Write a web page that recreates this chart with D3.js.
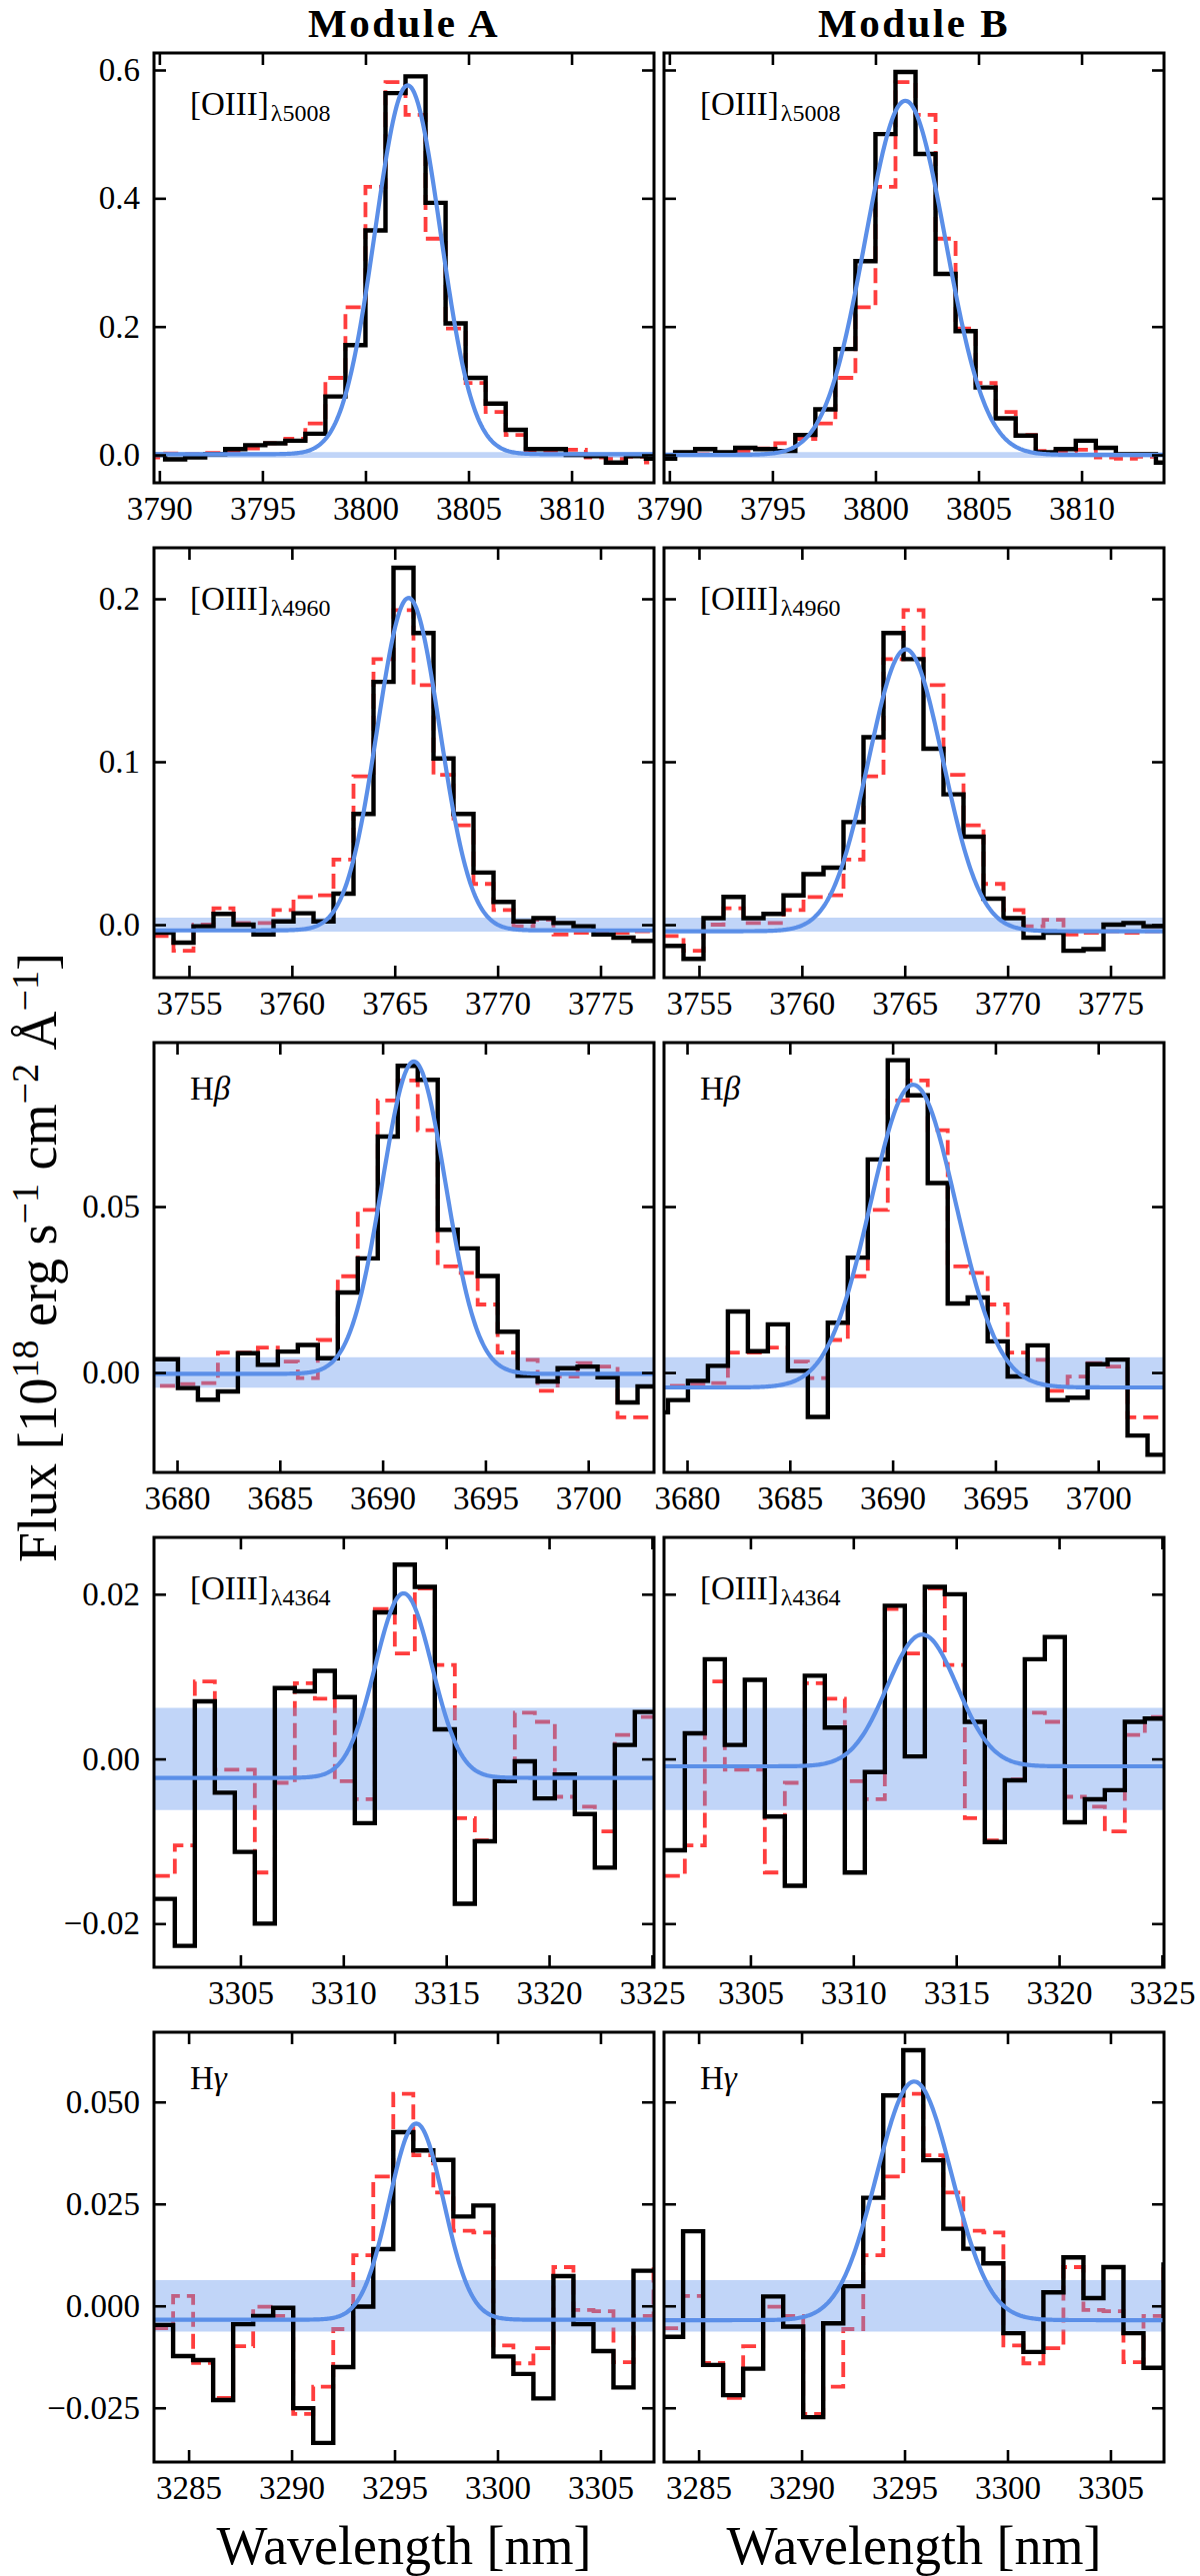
<!DOCTYPE html>
<html>
<head>
<meta charset="utf-8">
<script src="https://cdnjs.cloudflare.com/ajax/libs/d3/7.8.5/d3.min.js"></script>
<style>
body{margin:0;background:#fff;}
text{font-family:"Liberation Serif","DejaVu Serif",serif;}
</style>
</head>
<body>
<script>
//column titles and line labels
var modules = ['Module A', 'Module B'];
var lineMain = ['[OIII]', '[OIII]', 'H', '[OIII]', 'H'];
var lineSub = ['λ5008', 'λ4960', '', 'λ4364', ''];
var lineGreek = ['', '', 'β', '', 'γ'];

//axis limits and ticks per row
var xDomains = [[3789.74, 3814.0], [3753.3, 3777.6], [3678.88, 3703.2], [3300.8, 3325.1], [3283.32, 3307.6]];
var yDomains = [[-0.0436, 0.6265], [-0.0325, 0.2313], [-0.0301, 0.0994], [-0.0253, 0.0269], [-0.0383, 0.0671]];
var xTicks = [[3790, 3795, 3800, 3805, 3810], [3755, 3760, 3765, 3770, 3775], [3680, 3685, 3690, 3695, 3700],
	[3305, 3310, 3315, 3320, 3325], [3285, 3290, 3295, 3300, 3305]];
var yTicks = [[0, 0.2, 0.4, 0.6], [0, 0.1, 0.2], [0, 0.05], [-0.02, 0, 0.02], [-0.025, 0, 0.025, 0.05]];
var yFormats = ['.1f', '.1f', '.2f', '.2f', '.3f'];

//pixel grid: left edge of first bin per row, bin width in nm
var binStart = [3789.308, 3753.276, 3678.10, 3300.84, 3283.276];
var binWidth = 0.972;

//black spectra, module A
var fluxA5008 = [0.000, -0.007, -0.004, 0.001, 0.009, 0.015, 0.018, 0.022, 0.033, 0.091, 0.171, 0.350, 0.564, 0.590, 0.393, 0.205, 0.120, 0.080, 0.039, 0.009, 0.009, 0.000, -0.002, -0.012, -0.002, -0.006];
var fluxA4960 = [-0.005, -0.011, -0.001, 0.0066, 0.000, -0.006, 0.002, 0.007, 0.002, 0.019, 0.068, 0.149, 0.219, 0.179, 0.102, 0.068, 0.032, 0.014, 0.002, 0.004, 0.001, -0.001, -0.006, -0.008, -0.010];
var fluxAHb = [0.004, 0.004, -0.0047, -0.0082, -0.0057, 0.0058, 0.0023, 0.0063, 0.0083, 0.0043, 0.0241, 0.0344, 0.0711, 0.0924, 0.0882, 0.043, 0.0374, 0.0291, 0.0123, -0.001, -0.0027, 0.0013, 0.0018, -0.0014, -0.009, -0.0042];
var fluxA4364 = [-0.0170, -0.0227, 0.0070, -0.0041, -0.0113, -0.0200, 0.0086, 0.0082, 0.0107, 0.0075, -0.0078, 0.0178, 0.0236, 0.0209, 0.0036, -0.0176, -0.0100, -0.0027, -0.0003, -0.0048, -0.0019, -0.0067, -0.0132, 0.0017, 0.0057];
var fluxAHg = [-0.0047, -0.0123, -0.0133, -0.0231, -0.0045, -0.0025, -0.0005, -0.0251, -0.0336, -0.0150, -0.0002, 0.0139, 0.0426, 0.0381, 0.0358, 0.0219, 0.0246, -0.0124, -0.0167, -0.0227, 0.0073, -0.0045, -0.0111, -0.0200, 0.0086, 0.0086];

//black spectra, module B
var fluxB5008 = [-0.006, 0.004, 0.009, 0.004, 0.011, 0.009, 0.006, 0.031, 0.071, 0.165, 0.302, 0.500, 0.597, 0.469, 0.282, 0.193, 0.105, 0.057, 0.030, 0.004, 0.009, 0.022, 0.011, 0.001, 0.001, -0.012];
var fluxB4960 = [-0.013, -0.021, 0.004, 0.017, 0.004, 0.0066, 0.018, 0.031, 0.035, 0.063, 0.115, 0.179, 0.163, 0.108, 0.080, 0.054, 0.016, 0.004, -0.008, -0.005, -0.016, -0.015, 0.000, 0.001, -0.001];
var fluxBHb = [-0.012, -0.0083, -0.0025, 0.002, 0.0184, 0.0064, 0.0145, 0.0005, -0.0134, 0.015, 0.0346, 0.0642, 0.0941, 0.0835, 0.0571, 0.0208, 0.0226, 0.0094, -0.0012, 0.0082, -0.0083, -0.0076, 0.0025, 0.0039, -0.019, -0.0248];
var fluxB4364 = [-0.0111, 0.0031, 0.0121, 0.0017, 0.0096, -0.0070, -0.0154, 0.0101, 0.0038, -0.0138, -0.0016, 0.0186, 0.0003, 0.0209, 0.0200, 0.0045, -0.0101, -0.0026, 0.0121, 0.0148, -0.0077, -0.0049, -0.0038, 0.0045, 0.0049];
var fluxBHg = [-0.0076, 0.0183, -0.0145, -0.0219, -0.0154, 0.0023, -0.0051, -0.0273, -0.0043, 0.0048, 0.0265, 0.0516, 0.0627, 0.0357, 0.0189, 0.0140, 0.0104, -0.0067, -0.0113, 0.0033, 0.0119, 0.0019, 0.0095, -0.0067, -0.0152, 0.0101];

//red dashed comparison spectra (same in both columns)
var ref5008 = [-0.004, 0.002, 0.001, 0.003, 0.006, 0.010, 0.018, 0.025, 0.049, 0.120, 0.230, 0.418, 0.581, 0.530, 0.337, 0.197, 0.112, 0.067, 0.031, 0.006, 0.005, 0.008, -0.004, -0.006, -0.003, -0.012];
var ref4960 = [-0.007, -0.016, 0.000, 0.010, 0.001, 0.001, 0.009, 0.017, 0.018, 0.040, 0.091, 0.163, 0.193, 0.147, 0.092, 0.061, 0.025, 0.009, -0.001, 0.003, -0.006, -0.005, -0.004, -0.005, -0.004];
var refHb = [-0.004, -0.004, -0.0035, -0.0032, 0.006, 0.006, 0.0075, 0.0033, -0.0017, 0.0098, 0.029, 0.049, 0.082, 0.088, 0.073, 0.032, 0.030, 0.0205, 0.006, 0.0038, -0.0055, -0.0012, 0.0028, 0.0018, -0.0135, -0.0135];
var ref4364 = [-0.0142, -0.0105, 0.0094, -0.0013, -0.0013, -0.0138, -0.0029, 0.0092, 0.0073, -0.0027, -0.0049, 0.0182, 0.0128, 0.0207, 0.0114, -0.0072, -0.0099, -0.0025, 0.0056, 0.0045, -0.0046, -0.0058, -0.0088, 0.0029, 0.0051];
var refHg = [-0.0055, 0.0024, -0.0140, -0.0226, -0.0099, -0.0002, -0.0025, -0.0265, -0.0198, -0.0057, 0.0124, 0.0317, 0.0520, 0.0369, 0.0278, 0.0184, 0.0180, -0.0097, -0.0141, -0.0104, 0.0095, -0.0010, -0.0013, -0.0138, -0.0025, 0.0090];

//gaussian fits (rows: 5008, 4960, Hb, 4364, Hg)
var fitAmpA = [0.575, 0.204, 0.0941, 0.0224, 0.0481];
var fitCenA = [3802.05, 3765.67, 3691.52, 3312.93, 3296.06];
var fitSigA = [1.58, 1.52, 1.55, 1.38, 1.32];
var fitBaseA = [0.001, -0.0035, -0.0004, -0.0023, -0.0034];
var fitAmpB = [0.552, 0.173, 0.0912, 0.016, 0.0585];
var fitCenB = [3801.45, 3765.05, 3691.0, 3313.35, 3295.47];
var fitSigB = [1.95, 1.81, 2.08, 1.70, 1.83];
var fitBaseB = [0.000, -0.004, -0.0045, -0.0009, -0.0035];

//noise band half width per row
var noiseHalf = [0.0045, 0.0043, 0.0046, 0.0062, 0.0063];

var fluxA = [fluxA5008, fluxA4960, fluxAHb, fluxA4364, fluxAHg];
var fluxB = [fluxB5008, fluxB4960, fluxBHb, fluxB4364, fluxBHg];
var fluxRef = [ref5008, ref4960, refHb, ref4364, refHg];

//layout
var width = 1200, height = 2577;
var colLeft = [154, 664], panelW = 500, panelH = 430;
var rowTop = 53, rowPitch = 495;

var svg = d3.select('body').append('svg')
	.attr('width', width)
	.attr('height', height);

var defs = svg.append('defs');

function stepPoints(start, vals){
	var pts = vals.map(function(v, i){ return [start + i*binWidth, v]; });
	pts.push([start + vals.length*binWidth, vals[vals.length-1]]);
	return pts;
}

function drawPanel(r, c){
	var x0 = colLeft[c], y0 = rowTop + r*rowPitch;
	var x = d3.scaleLinear().domain(xDomains[r]).range([x0, x0 + panelW]);
	var y = d3.scaleLinear().domain(yDomains[r]).range([y0 + panelH, y0]);
	var id = 'clip' + r + c;

	defs.append('clipPath').attr('id', id)
		.append('rect')
		.attr('x', x0).attr('y', y0)
		.attr('width', panelW).attr('height', panelH);

	var g = svg.append('g').attr('clip-path', 'url(#' + id + ')');

	var step = d3.line()
		.x(function(d){ return x(d[0]); })
		.y(function(d){ return y(d[1]); })
		.curve(d3.curveStepAfter);

	//red dashed comparison
	g.append('path')
		.attr('d', step(stepPoints(binStart[r], fluxRef[r])))
		.attr('fill', 'none')
		.attr('stroke', '#ff3d3d')
		.attr('stroke-width', 3.8)
		.attr('stroke-dasharray', '15,7');

	//noise band
	var band = d3.area()
		.x(function(d){ return x(d); })
		.y0(y(-noiseHalf[r]))
		.y1(y(noiseHalf[r]));
	g.append('path')
		.attr('d', band(xDomains[r]))
		.attr('fill', 'cornflowerblue')
		.attr('fill-opacity', 0.4);

	//black spectrum
	var vals = c === 0 ? fluxA[r] : fluxB[r];
	g.append('path')
		.attr('d', step(stepPoints(binStart[r], vals)))
		.attr('fill', 'none')
		.attr('stroke', 'black')
		.attr('stroke-width', 4.4)
		.attr('stroke-linejoin', 'miter');

	//gaussian fit
	var amp = c === 0 ? fitAmpA[r] : fitAmpB[r];
	var cen = c === 0 ? fitCenA[r] : fitCenB[r];
	var sig = c === 0 ? fitSigA[r] : fitSigB[r];
	var base = c === 0 ? fitBaseA[r] : fitBaseB[r];
	var waves = d3.range(0, 401).map(function(i){
		return xDomains[r][0] + (xDomains[r][1] - xDomains[r][0])*i/400;
	});
	var fit = d3.line()
		.x(function(d){ return x(d); })
		.y(function(d){ return y(base + amp*Math.exp(-0.5*Math.pow((d - cen)/sig, 2))); });
	g.append('path')
		.attr('d', fit(waves))
		.attr('fill', 'none')
		.attr('stroke', '#5b8fe8')
		.attr('stroke-width', 4.2);

	//ticks, all pointing in
	var fmt = d3.format(yFormats[r]);
	var ax = [
		svg.append('g').attr('transform', 'translate(0,' + (y0 + panelH) + ')')
			.call(d3.axisBottom(x).tickValues(xTicks[r]).tickSizeInner(-12).tickSizeOuter(0).tickPadding(14).tickFormat(d3.format('d'))),
		svg.append('g').attr('transform', 'translate(0,' + y0 + ')')
			.call(d3.axisTop(x).tickValues(xTicks[r]).tickSizeInner(-12).tickSizeOuter(0).tickFormat('')),
		svg.append('g').attr('transform', 'translate(' + x0 + ',0)')
			.call(d3.axisLeft(y).tickValues(yTicks[r]).tickSizeInner(-12).tickSizeOuter(0).tickPadding(14)
				.tickFormat(c === 0 ? fmt : '')),
		svg.append('g').attr('transform', 'translate(' + (x0 + panelW) + ',0)')
			.call(d3.axisRight(y).tickValues(yTicks[r]).tickSizeInner(-12).tickSizeOuter(0).tickFormat(''))
	];
	ax.forEach(function(a){
		a.select('.domain').remove();
		a.selectAll('line').attr('stroke', 'black').attr('stroke-width', 2.6);
		a.attr('font-family', '"Liberation Serif", serif').attr('font-size', 33);
		a.selectAll('text').attr('fill', 'black');
	});

	//frame
	svg.append('rect')
		.attr('x', x0).attr('y', y0)
		.attr('width', panelW).attr('height', panelH)
		.attr('fill', 'none')
		.attr('stroke', 'black')
		.attr('stroke-width', 3);

	//line label
	var isH = lineMain[r] === 'H';
	var lab = svg.append('text')
		.attr('x', x0 + 36)
		.attr('y', y0 + (isH ? 57 : 62))
		.attr('font-size', 33)
		.text(lineMain[r]);
	if(lineGreek[r]){
		lab.append('tspan').attr('font-style', 'italic').text(lineGreek[r]);
	}
	if(lineSub[r]){
		lab.append('tspan')
			.attr('font-size', 24)
			.attr('dy', 6)
			.attr('dx', 2)
			.text(lineSub[r]);
	}
}

for(var r = 0; r < 5; r++){
	for(var c = 0; c < 2; c++){
		drawPanel(r, c);
	}
}

//column titles and x labels
modules.forEach(function(m, c){
	svg.append('text')
		.attr('x', colLeft[c] + panelW/2)
		.attr('y', 37)
		.attr('text-anchor', 'middle')
		.attr('font-size', 41)
		.attr('font-weight', 'bold')
		.attr('letter-spacing', 2.5)
		.text(m);
	svg.append('text')
		.attr('x', colLeft[c] + panelW/2)
		.attr('y', 2565)
		.attr('text-anchor', 'middle')
		.attr('font-size', 54)
		.text('Wavelength [nm]');
});

//y label
var yl = svg.append('text')
	.attr('transform', 'translate(56,' + (rowTop + (4*rowPitch + panelH)/2) + ') rotate(-90)')
	.attr('text-anchor', 'middle')
	.attr('font-size', 54);
yl.append('tspan').text('Flux [10');
yl.append('tspan').attr('font-size', 38).attr('dy', -18).text('18');
yl.append('tspan').attr('dy', 18).text(' erg s');
yl.append('tspan').attr('font-size', 38).attr('dy', -18).text('−1');
yl.append('tspan').attr('dy', 18).text(' cm');
yl.append('tspan').attr('font-size', 38).attr('dy', -18).text('−2');
yl.append('tspan').attr('dy', 18).text(' Å');
yl.append('tspan').attr('font-size', 38).attr('dy', -18).text('−1');
yl.append('tspan').attr('dy', 18).text(']');
</script>
</body>
</html>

_ _ _ _ _

STATED TASK
Return only the lines from the start of the data through the line that contains "var binWidth = 0.972;", please, copying them exactly and omitting all pictures.

RESULT OF THE EXERCISE
Write a web page that recreates this chart with D3.js.
<!DOCTYPE html>
<html>
<head>
<meta charset="utf-8">
<script src="https://cdnjs.cloudflare.com/ajax/libs/d3/7.8.5/d3.min.js"></script>
<style>
body{margin:0;background:#fff;}
text{font-family:"Liberation Serif","DejaVu Serif",serif;}
</style>
</head>
<body>
<script>
//column titles and line labels
var modules = ['Module A', 'Module B'];
var lineMain = ['[OIII]', '[OIII]', 'H', '[OIII]', 'H'];
var lineSub = ['λ5008', 'λ4960', '', 'λ4364', ''];
var lineGreek = ['', '', 'β', '', 'γ'];

//axis limits and ticks per row
var xDomains = [[3789.74, 3814.0], [3753.3, 3777.6], [3678.88, 3703.2], [3300.8, 3325.1], [3283.32, 3307.6]];
var yDomains = [[-0.0436, 0.6265], [-0.0325, 0.2313], [-0.0301, 0.0994], [-0.0253, 0.0269], [-0.0383, 0.0671]];
var xTicks = [[3790, 3795, 3800, 3805, 3810], [3755, 3760, 3765, 3770, 3775], [3680, 3685, 3690, 3695, 3700],
	[3305, 3310, 3315, 3320, 3325], [3285, 3290, 3295, 3300, 3305]];
var yTicks = [[0, 0.2, 0.4, 0.6], [0, 0.1, 0.2], [0, 0.05], [-0.02, 0, 0.02], [-0.025, 0, 0.025, 0.05]];
var yFormats = ['.1f', '.1f', '.2f', '.2f', '.3f'];

//pixel grid: left edge of first bin per row, bin width in nm
var binStart = [3789.308, 3753.276, 3678.10, 3300.84, 3283.276];
var binWidth = 0.972;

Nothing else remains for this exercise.